Repeat the data below exactly, dropping any pictures it holds.

[START]

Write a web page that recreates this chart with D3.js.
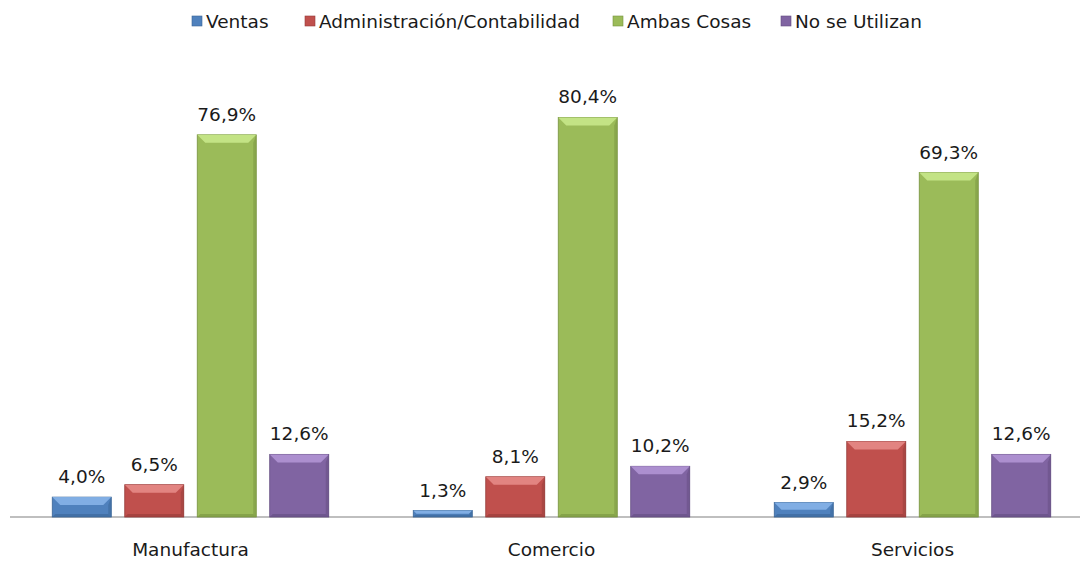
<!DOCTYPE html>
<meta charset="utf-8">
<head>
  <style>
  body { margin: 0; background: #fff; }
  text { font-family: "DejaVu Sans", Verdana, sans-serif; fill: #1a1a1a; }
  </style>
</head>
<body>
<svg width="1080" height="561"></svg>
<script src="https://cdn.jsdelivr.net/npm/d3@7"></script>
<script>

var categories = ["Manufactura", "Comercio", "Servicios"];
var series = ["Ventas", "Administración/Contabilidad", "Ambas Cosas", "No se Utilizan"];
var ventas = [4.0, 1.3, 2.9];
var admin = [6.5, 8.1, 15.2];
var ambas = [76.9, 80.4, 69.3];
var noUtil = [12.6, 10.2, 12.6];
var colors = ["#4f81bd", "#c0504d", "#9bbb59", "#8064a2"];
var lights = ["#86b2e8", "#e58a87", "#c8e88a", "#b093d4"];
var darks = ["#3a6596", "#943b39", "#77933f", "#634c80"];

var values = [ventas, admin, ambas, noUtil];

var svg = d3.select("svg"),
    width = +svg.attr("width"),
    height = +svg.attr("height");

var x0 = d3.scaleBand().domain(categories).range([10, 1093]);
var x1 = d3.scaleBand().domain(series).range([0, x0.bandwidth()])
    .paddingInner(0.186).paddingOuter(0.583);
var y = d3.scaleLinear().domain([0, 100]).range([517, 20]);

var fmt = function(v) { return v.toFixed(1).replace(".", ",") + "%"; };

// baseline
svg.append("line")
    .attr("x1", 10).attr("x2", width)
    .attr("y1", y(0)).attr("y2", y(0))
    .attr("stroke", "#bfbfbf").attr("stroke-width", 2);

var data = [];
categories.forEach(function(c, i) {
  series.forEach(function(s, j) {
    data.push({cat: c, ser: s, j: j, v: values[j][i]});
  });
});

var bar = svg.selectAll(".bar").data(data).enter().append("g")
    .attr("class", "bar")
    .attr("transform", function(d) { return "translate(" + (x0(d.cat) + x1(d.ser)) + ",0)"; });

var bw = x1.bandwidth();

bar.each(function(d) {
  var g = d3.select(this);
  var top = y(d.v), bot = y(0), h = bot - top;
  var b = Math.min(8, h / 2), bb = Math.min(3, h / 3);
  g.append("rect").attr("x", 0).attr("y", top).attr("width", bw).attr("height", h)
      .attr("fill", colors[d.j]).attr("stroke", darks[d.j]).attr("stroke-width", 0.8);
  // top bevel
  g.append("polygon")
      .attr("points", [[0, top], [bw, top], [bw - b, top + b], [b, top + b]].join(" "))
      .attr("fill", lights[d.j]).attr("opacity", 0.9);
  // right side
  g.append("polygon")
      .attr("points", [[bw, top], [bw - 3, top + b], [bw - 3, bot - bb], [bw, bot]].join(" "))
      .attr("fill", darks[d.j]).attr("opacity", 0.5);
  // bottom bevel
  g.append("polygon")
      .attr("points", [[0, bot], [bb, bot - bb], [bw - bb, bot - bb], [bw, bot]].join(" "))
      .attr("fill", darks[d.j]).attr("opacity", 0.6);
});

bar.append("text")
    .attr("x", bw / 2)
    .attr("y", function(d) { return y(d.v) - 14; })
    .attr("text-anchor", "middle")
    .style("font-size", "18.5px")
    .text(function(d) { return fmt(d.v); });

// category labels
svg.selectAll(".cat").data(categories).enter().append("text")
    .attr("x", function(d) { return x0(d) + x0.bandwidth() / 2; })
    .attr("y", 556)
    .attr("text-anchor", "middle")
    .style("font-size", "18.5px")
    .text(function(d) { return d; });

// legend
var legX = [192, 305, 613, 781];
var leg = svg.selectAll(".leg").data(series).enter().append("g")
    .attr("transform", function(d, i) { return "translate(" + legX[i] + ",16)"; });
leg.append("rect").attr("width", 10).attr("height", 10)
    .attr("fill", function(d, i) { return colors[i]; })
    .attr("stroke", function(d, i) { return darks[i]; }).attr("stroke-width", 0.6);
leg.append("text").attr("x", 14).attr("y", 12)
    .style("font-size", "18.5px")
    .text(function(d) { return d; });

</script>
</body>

[END]

▶ [EXERCISE ANSWER]:
Write a web page that recreates this chart with D3.js.
<!DOCTYPE html>
<meta charset="utf-8">
<head>
  <style>
  body { margin: 0; background: #fff; }
  text { font-family: "DejaVu Sans", Verdana, sans-serif; fill: #1a1a1a; }
  </style>
</head>
<body>
<svg width="1080" height="561"></svg>
<script src="https://cdn.jsdelivr.net/npm/d3@7"></script>
<script>

var categories = ["Manufactura", "Comercio", "Servicios"];
var series = ["Ventas", "Administración/Contabilidad", "Ambas Cosas", "No se Utilizan"];
var ventas = [4.0, 1.3, 2.9];
var admin = [6.5, 8.1, 15.2];
var ambas = [76.9, 80.4, 69.3];
var noUtil = [12.6, 10.2, 12.6];
var colors = ["#4f81bd", "#c0504d", "#9bbb59", "#8064a2"];
var lights = ["#86b2e8", "#e58a87", "#c8e88a", "#b093d4"];
var darks = ["#3a6596", "#943b39", "#77933f", "#634c80"];

var values = [ventas, admin, ambas, noUtil];

var svg = d3.select("svg"),
    width = +svg.attr("width"),
    height = +svg.attr("height");

var x0 = d3.scaleBand().domain(categories).range([10, 1093]);
var x1 = d3.scaleBand().domain(series).range([0, x0.bandwidth()])
    .paddingInner(0.186).paddingOuter(0.583);
var y = d3.scaleLinear().domain([0, 100]).range([517, 20]);

var fmt = function(v) { return v.toFixed(1).replace(".", ",") + "%"; };

// baseline
svg.append("line")
    .attr("x1", 10).attr("x2", width)
    .attr("y1", y(0)).attr("y2", y(0))
    .attr("stroke", "#bfbfbf").attr("stroke-width", 2);

var data = [];
categories.forEach(function(c, i) {
  series.forEach(function(s, j) {
    data.push({cat: c, ser: s, j: j, v: values[j][i]});
  });
});

var bar = svg.selectAll(".bar").data(data).enter().append("g")
    .attr("class", "bar")
    .attr("transform", function(d) { return "translate(" + (x0(d.cat) + x1(d.ser)) + ",0)"; });

var bw = x1.bandwidth();

bar.each(function(d) {
  var g = d3.select(this);
  var top = y(d.v), bot = y(0), h = bot - top;
  var b = Math.min(8, h / 2), bb = Math.min(3, h / 3);
  g.append("rect").attr("x", 0).attr("y", top).attr("width", bw).attr("height", h)
      .attr("fill", colors[d.j]).attr("stroke", darks[d.j]).attr("stroke-width", 0.8);
  // top bevel
  g.append("polygon")
      .attr("points", [[0, top], [bw, top], [bw - b, top + b], [b, top + b]].join(" "))
      .attr("fill", lights[d.j]).attr("opacity", 0.9);
  // right side
  g.append("polygon")
      .attr("points", [[bw, top], [bw - 3, top + b], [bw - 3, bot - bb], [bw, bot]].join(" "))
      .attr("fill", darks[d.j]).attr("opacity", 0.5);
  // bottom bevel
  g.append("polygon")
      .attr("points", [[0, bot], [bb, bot - bb], [bw - bb, bot - bb], [bw, bot]].join(" "))
      .attr("fill", darks[d.j]).attr("opacity", 0.6);
});

bar.append("text")
    .attr("x", bw / 2)
    .attr("y", function(d) { return y(d.v) - 14; })
    .attr("text-anchor", "middle")
    .style("font-size", "18.5px")
    .text(function(d) { return fmt(d.v); });

// category labels
svg.selectAll(".cat").data(categories).enter().append("text")
    .attr("x", function(d) { return x0(d) + x0.bandwidth() / 2; })
    .attr("y", 556)
    .attr("text-anchor", "middle")
    .style("font-size", "18.5px")
    .text(function(d) { return d; });

// legend
var legX = [192, 305, 613, 781];
var leg = svg.selectAll(".leg").data(series).enter().append("g")
    .attr("transform", function(d, i) { return "translate(" + legX[i] + ",16)"; });
leg.append("rect").attr("width", 10).attr("height", 10)
    .attr("fill", function(d, i) { return colors[i]; })
    .attr("stroke", function(d, i) { return darks[i]; }).attr("stroke-width", 0.6);
leg.append("text").attr("x", 14).attr("y", 12)
    .style("font-size", "18.5px")
    .text(function(d) { return d; });

</script>
</body>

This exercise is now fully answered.